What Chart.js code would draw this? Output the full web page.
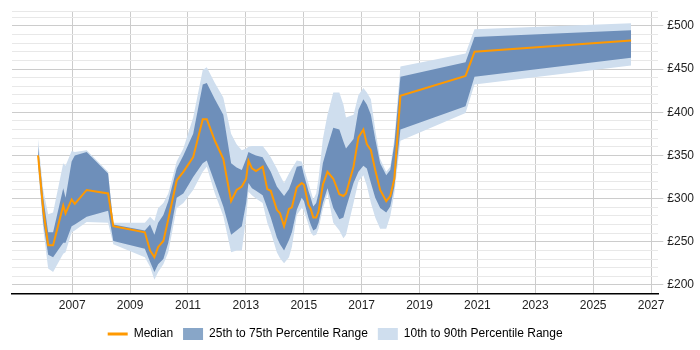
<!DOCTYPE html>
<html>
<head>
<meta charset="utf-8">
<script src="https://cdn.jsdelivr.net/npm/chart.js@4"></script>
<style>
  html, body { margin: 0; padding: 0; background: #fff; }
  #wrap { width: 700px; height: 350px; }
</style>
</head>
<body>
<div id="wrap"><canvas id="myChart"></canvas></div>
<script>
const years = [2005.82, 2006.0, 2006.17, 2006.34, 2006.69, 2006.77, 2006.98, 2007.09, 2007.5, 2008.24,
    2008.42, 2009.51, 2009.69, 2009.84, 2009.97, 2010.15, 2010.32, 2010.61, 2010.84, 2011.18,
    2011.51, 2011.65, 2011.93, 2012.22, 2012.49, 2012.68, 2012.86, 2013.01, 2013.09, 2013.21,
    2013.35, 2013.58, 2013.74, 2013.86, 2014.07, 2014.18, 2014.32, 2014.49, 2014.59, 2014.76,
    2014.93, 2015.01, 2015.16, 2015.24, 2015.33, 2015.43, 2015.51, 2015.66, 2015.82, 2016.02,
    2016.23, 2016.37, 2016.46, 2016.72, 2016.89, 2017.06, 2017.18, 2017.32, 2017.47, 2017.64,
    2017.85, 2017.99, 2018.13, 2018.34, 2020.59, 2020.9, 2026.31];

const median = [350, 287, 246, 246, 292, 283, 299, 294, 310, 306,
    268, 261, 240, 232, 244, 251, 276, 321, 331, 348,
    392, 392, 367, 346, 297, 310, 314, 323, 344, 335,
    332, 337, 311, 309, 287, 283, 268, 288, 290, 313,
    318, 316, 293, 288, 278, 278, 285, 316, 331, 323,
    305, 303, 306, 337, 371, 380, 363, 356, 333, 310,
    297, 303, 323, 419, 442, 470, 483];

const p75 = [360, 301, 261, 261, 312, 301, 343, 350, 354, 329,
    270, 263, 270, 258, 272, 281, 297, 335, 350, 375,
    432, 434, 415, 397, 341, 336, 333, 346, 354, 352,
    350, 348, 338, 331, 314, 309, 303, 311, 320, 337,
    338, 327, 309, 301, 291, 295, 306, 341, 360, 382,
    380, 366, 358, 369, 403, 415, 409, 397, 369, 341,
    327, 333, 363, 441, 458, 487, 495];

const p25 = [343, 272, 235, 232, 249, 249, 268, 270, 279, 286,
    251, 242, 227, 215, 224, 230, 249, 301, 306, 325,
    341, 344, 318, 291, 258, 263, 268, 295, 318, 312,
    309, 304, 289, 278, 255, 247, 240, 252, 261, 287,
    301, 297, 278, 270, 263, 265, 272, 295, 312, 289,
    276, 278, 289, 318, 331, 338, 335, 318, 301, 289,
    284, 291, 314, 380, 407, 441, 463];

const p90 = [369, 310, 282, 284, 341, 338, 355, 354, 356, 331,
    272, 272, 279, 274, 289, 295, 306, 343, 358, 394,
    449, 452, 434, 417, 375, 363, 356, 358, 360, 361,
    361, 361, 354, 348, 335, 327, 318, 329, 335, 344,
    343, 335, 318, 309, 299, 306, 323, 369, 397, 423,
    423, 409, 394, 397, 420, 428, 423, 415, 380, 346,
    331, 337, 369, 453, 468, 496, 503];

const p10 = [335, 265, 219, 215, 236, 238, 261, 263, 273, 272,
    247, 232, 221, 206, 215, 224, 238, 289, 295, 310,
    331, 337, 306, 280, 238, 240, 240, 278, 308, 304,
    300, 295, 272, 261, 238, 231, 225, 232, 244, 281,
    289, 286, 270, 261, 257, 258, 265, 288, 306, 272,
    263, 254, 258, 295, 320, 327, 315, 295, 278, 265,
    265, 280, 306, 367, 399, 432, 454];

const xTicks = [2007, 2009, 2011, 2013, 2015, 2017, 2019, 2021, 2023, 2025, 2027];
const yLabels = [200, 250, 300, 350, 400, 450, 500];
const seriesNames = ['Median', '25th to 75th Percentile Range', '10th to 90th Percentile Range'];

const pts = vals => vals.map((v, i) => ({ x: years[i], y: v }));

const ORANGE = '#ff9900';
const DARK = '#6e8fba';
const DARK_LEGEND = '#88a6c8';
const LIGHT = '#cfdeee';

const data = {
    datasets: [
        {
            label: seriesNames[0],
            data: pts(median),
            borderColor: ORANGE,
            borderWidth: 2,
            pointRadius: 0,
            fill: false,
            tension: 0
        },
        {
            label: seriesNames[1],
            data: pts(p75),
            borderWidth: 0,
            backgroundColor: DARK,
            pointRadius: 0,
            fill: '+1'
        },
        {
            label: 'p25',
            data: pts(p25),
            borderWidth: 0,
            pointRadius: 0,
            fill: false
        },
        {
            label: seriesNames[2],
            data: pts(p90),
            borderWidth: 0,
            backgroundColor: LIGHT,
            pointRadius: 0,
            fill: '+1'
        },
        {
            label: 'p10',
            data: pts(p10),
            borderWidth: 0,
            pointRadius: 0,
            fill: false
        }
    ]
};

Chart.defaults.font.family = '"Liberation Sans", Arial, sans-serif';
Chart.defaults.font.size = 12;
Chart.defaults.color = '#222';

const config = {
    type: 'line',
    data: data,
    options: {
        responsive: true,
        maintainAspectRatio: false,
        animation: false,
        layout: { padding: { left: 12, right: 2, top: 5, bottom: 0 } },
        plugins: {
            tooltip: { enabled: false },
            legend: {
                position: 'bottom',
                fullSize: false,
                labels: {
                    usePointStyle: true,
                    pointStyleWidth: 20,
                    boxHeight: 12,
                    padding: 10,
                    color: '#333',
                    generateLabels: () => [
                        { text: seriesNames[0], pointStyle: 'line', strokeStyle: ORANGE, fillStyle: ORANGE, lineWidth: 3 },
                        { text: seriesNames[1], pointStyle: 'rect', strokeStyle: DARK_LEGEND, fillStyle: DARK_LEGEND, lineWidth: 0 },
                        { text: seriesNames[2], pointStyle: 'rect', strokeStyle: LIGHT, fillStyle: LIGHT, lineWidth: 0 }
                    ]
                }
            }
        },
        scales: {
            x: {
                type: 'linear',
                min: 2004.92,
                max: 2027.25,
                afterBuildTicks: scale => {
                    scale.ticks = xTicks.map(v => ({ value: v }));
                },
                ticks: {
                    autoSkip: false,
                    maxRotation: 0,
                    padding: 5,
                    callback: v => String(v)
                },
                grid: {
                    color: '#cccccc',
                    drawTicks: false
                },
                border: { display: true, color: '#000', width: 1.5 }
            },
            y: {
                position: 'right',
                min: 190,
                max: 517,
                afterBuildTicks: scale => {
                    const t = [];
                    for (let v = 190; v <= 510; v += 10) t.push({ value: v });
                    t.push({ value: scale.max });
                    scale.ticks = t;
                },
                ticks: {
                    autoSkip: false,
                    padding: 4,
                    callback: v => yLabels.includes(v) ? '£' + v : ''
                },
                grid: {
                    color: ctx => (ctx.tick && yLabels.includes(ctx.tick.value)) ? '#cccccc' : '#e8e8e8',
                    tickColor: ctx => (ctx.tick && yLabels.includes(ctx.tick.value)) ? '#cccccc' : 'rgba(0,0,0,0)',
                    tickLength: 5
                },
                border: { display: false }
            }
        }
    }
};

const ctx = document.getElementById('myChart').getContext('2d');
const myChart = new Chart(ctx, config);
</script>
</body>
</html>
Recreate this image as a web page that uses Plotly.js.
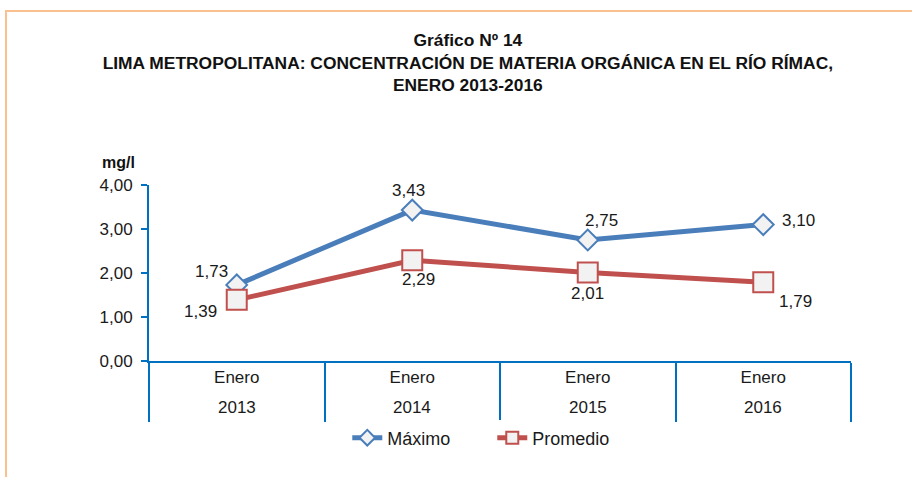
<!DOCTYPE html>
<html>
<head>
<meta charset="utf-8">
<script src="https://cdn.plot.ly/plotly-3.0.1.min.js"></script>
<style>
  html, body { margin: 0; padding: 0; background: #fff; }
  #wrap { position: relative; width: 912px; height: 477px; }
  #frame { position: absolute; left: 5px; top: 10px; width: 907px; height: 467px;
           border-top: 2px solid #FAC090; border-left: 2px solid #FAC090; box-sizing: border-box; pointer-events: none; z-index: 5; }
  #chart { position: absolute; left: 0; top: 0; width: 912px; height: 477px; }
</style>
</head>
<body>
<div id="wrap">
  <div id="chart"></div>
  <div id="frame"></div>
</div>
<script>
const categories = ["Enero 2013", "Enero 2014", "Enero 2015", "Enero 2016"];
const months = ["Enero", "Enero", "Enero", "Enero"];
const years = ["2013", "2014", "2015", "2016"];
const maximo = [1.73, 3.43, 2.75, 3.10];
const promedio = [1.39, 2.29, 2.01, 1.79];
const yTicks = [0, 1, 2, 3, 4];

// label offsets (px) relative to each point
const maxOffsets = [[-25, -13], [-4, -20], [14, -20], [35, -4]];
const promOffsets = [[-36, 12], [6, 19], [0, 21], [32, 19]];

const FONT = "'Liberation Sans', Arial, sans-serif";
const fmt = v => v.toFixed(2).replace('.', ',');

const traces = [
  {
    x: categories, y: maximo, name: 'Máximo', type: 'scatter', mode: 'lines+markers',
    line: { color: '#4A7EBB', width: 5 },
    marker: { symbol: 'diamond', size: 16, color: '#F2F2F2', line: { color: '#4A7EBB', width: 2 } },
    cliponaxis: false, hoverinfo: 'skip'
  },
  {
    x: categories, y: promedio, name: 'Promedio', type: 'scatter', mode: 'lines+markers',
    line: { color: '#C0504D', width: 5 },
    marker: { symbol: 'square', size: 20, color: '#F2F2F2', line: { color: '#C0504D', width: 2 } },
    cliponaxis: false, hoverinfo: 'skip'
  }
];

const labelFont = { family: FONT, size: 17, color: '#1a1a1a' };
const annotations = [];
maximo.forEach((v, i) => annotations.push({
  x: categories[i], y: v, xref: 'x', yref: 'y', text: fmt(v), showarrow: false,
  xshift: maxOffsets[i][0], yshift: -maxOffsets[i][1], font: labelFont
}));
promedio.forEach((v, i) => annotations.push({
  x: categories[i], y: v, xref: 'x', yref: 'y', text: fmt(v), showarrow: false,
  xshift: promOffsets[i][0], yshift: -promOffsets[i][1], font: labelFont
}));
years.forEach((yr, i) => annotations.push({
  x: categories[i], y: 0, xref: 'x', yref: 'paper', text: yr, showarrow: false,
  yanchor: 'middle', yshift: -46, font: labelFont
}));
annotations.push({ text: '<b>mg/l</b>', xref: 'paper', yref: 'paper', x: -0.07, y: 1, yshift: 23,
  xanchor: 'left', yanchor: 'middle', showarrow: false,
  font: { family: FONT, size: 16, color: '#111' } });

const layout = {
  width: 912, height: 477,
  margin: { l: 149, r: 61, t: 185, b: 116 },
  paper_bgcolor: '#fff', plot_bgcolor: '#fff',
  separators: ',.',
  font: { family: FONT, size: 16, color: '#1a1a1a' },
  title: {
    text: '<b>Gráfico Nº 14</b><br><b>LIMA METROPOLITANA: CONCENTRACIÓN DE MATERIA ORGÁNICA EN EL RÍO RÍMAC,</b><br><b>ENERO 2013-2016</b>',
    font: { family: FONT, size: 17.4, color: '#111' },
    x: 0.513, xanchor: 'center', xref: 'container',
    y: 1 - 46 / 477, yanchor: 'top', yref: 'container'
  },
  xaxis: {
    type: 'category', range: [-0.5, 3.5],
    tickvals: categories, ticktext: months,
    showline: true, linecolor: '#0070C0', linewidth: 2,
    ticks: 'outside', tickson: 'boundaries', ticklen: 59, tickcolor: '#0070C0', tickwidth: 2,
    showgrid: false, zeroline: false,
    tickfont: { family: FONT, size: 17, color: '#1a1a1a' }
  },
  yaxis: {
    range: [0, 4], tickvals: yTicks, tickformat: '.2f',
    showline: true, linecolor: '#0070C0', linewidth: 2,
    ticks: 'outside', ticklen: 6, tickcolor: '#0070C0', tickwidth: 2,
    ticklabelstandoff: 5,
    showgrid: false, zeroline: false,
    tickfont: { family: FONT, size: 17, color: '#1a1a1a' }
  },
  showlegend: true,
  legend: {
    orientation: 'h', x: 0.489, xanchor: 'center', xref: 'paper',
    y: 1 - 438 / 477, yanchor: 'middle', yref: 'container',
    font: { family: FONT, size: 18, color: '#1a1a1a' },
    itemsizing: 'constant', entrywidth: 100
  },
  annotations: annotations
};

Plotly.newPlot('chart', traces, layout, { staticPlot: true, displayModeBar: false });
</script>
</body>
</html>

****

Goal: Take the material above and output only the lines from the one that contains "Recreate this image" through the one that contains "const yTicks = [0, 1, 2, 3, 4];", ends included and images left out.

In response:
Recreate this image as a web page that uses Plotly.js.
<!DOCTYPE html>
<html>
<head>
<meta charset="utf-8">
<script src="https://cdn.plot.ly/plotly-3.0.1.min.js"></script>
<style>
  html, body { margin: 0; padding: 0; background: #fff; }
  #wrap { position: relative; width: 912px; height: 477px; }
  #frame { position: absolute; left: 5px; top: 10px; width: 907px; height: 467px;
           border-top: 2px solid #FAC090; border-left: 2px solid #FAC090; box-sizing: border-box; pointer-events: none; z-index: 5; }
  #chart { position: absolute; left: 0; top: 0; width: 912px; height: 477px; }
</style>
</head>
<body>
<div id="wrap">
  <div id="chart"></div>
  <div id="frame"></div>
</div>
<script>
const categories = ["Enero 2013", "Enero 2014", "Enero 2015", "Enero 2016"];
const months = ["Enero", "Enero", "Enero", "Enero"];
const years = ["2013", "2014", "2015", "2016"];
const maximo = [1.73, 3.43, 2.75, 3.10];
const promedio = [1.39, 2.29, 2.01, 1.79];
const yTicks = [0, 1, 2, 3, 4];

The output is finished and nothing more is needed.